> SUPPLIED MATERIAL:
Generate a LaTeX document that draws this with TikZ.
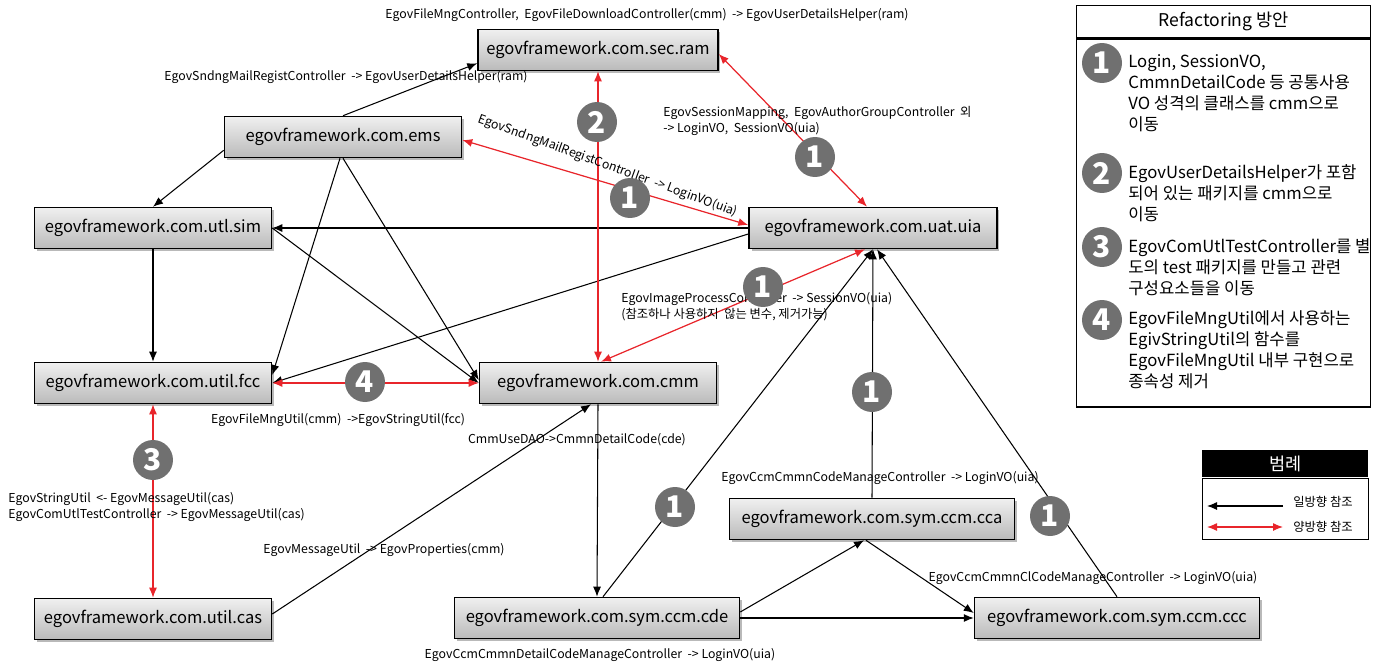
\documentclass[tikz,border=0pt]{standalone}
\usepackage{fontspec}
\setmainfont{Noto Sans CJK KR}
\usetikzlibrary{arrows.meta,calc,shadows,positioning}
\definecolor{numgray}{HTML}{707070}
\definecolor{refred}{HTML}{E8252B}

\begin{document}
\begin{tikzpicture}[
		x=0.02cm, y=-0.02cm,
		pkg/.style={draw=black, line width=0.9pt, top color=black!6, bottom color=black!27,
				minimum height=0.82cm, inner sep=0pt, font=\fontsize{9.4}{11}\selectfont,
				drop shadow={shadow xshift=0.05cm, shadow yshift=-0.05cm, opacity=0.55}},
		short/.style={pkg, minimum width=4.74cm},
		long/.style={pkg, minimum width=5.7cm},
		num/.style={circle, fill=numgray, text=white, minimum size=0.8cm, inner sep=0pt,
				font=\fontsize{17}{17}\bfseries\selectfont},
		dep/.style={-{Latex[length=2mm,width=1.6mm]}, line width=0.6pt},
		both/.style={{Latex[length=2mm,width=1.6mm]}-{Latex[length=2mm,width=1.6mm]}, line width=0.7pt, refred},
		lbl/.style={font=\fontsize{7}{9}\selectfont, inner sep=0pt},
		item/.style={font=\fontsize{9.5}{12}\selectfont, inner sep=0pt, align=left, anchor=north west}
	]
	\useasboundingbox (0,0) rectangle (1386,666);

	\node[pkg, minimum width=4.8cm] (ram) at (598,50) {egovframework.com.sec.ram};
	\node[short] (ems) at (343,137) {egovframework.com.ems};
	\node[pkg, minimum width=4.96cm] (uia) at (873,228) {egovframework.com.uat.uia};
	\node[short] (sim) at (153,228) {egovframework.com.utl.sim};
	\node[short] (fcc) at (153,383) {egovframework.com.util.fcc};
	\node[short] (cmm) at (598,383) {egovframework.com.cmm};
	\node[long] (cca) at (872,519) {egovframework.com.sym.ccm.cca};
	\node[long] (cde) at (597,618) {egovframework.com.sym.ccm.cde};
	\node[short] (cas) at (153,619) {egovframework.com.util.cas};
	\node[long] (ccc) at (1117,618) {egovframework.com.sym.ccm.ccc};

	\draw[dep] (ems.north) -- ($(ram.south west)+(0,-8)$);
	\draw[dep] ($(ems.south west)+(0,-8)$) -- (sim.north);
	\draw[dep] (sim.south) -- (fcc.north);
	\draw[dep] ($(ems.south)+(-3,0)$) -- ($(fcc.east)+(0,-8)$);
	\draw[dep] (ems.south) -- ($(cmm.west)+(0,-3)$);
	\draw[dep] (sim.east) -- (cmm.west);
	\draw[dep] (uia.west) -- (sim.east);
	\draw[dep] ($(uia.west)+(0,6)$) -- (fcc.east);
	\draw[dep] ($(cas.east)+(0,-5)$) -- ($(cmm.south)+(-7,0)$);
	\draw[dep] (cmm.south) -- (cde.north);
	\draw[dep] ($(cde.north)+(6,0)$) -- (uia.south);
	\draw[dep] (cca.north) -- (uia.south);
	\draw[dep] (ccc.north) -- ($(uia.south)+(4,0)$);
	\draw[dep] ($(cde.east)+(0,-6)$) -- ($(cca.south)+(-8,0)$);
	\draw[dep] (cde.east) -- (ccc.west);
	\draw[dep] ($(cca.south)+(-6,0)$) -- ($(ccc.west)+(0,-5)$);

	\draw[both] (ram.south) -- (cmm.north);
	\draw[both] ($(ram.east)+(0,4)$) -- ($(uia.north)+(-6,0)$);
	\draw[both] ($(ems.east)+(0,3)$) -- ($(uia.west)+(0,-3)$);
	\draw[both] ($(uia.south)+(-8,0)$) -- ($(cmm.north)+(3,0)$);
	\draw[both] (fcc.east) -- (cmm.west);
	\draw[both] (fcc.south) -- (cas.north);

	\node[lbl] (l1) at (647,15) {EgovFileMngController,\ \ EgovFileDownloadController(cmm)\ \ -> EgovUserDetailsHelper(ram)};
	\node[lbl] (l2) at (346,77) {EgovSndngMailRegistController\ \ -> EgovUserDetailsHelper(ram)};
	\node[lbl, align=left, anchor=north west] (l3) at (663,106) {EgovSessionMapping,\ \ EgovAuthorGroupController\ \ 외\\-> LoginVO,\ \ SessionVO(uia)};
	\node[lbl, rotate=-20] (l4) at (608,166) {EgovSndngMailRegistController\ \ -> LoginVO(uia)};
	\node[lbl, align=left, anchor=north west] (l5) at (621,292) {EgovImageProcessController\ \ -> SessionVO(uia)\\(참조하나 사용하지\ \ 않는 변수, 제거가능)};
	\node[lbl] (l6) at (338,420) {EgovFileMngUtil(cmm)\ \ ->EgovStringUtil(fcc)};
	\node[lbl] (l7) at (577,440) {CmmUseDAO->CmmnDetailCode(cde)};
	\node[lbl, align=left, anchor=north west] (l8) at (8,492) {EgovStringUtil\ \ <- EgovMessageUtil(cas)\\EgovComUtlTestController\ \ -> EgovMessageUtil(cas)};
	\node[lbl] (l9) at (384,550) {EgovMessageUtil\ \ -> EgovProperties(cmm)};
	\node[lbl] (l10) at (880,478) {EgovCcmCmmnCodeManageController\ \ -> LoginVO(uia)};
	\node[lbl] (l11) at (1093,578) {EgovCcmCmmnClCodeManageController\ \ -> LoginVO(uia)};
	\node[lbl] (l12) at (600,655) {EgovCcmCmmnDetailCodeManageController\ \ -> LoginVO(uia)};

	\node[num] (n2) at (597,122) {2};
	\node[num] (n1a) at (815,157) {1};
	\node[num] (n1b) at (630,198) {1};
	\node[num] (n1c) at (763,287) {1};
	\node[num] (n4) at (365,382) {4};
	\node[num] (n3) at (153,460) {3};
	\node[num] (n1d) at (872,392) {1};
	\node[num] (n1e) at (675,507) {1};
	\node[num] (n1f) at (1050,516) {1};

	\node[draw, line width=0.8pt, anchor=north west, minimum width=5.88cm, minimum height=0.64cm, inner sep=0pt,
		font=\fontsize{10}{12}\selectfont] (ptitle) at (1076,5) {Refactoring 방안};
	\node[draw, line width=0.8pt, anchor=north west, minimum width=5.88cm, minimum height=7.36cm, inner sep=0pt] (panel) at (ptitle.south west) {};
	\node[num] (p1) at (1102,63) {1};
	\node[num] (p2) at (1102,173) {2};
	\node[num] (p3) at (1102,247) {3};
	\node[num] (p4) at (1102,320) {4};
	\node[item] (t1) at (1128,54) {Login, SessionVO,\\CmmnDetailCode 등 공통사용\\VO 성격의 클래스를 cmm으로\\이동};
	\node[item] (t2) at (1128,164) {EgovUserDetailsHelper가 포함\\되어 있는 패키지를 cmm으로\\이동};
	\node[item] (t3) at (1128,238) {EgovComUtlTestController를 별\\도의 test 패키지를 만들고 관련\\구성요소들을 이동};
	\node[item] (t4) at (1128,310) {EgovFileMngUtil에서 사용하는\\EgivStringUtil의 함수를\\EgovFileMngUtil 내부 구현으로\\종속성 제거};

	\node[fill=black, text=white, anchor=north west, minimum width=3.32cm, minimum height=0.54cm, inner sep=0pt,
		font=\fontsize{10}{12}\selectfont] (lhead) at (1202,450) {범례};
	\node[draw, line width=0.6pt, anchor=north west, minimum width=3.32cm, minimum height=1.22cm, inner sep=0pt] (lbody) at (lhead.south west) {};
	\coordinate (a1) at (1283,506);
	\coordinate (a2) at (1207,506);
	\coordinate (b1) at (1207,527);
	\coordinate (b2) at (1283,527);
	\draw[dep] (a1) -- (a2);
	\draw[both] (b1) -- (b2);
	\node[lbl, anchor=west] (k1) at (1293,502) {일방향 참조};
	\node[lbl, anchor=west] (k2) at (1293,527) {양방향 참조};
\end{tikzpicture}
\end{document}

> EXERCISE:
Your task is to return the lines above, from the first one up to and including the line containing "(0,0) rectangle (1386,666);", minus any pictures.

> EXERCISE ANSWER:
Generate a LaTeX document that draws this with TikZ.
\documentclass[tikz,border=0pt]{standalone}
\usepackage{fontspec}
\setmainfont{Noto Sans CJK KR}
\usetikzlibrary{arrows.meta,calc,shadows,positioning}
\definecolor{numgray}{HTML}{707070}
\definecolor{refred}{HTML}{E8252B}

\begin{document}
\begin{tikzpicture}[
		x=0.02cm, y=-0.02cm,
		pkg/.style={draw=black, line width=0.9pt, top color=black!6, bottom color=black!27,
				minimum height=0.82cm, inner sep=0pt, font=\fontsize{9.4}{11}\selectfont,
				drop shadow={shadow xshift=0.05cm, shadow yshift=-0.05cm, opacity=0.55}},
		short/.style={pkg, minimum width=4.74cm},
		long/.style={pkg, minimum width=5.7cm},
		num/.style={circle, fill=numgray, text=white, minimum size=0.8cm, inner sep=0pt,
				font=\fontsize{17}{17}\bfseries\selectfont},
		dep/.style={-{Latex[length=2mm,width=1.6mm]}, line width=0.6pt},
		both/.style={{Latex[length=2mm,width=1.6mm]}-{Latex[length=2mm,width=1.6mm]}, line width=0.7pt, refred},
		lbl/.style={font=\fontsize{7}{9}\selectfont, inner sep=0pt},
		item/.style={font=\fontsize{9.5}{12}\selectfont, inner sep=0pt, align=left, anchor=north west}
	]
	\useasboundingbox (0,0) rectangle (1386,666);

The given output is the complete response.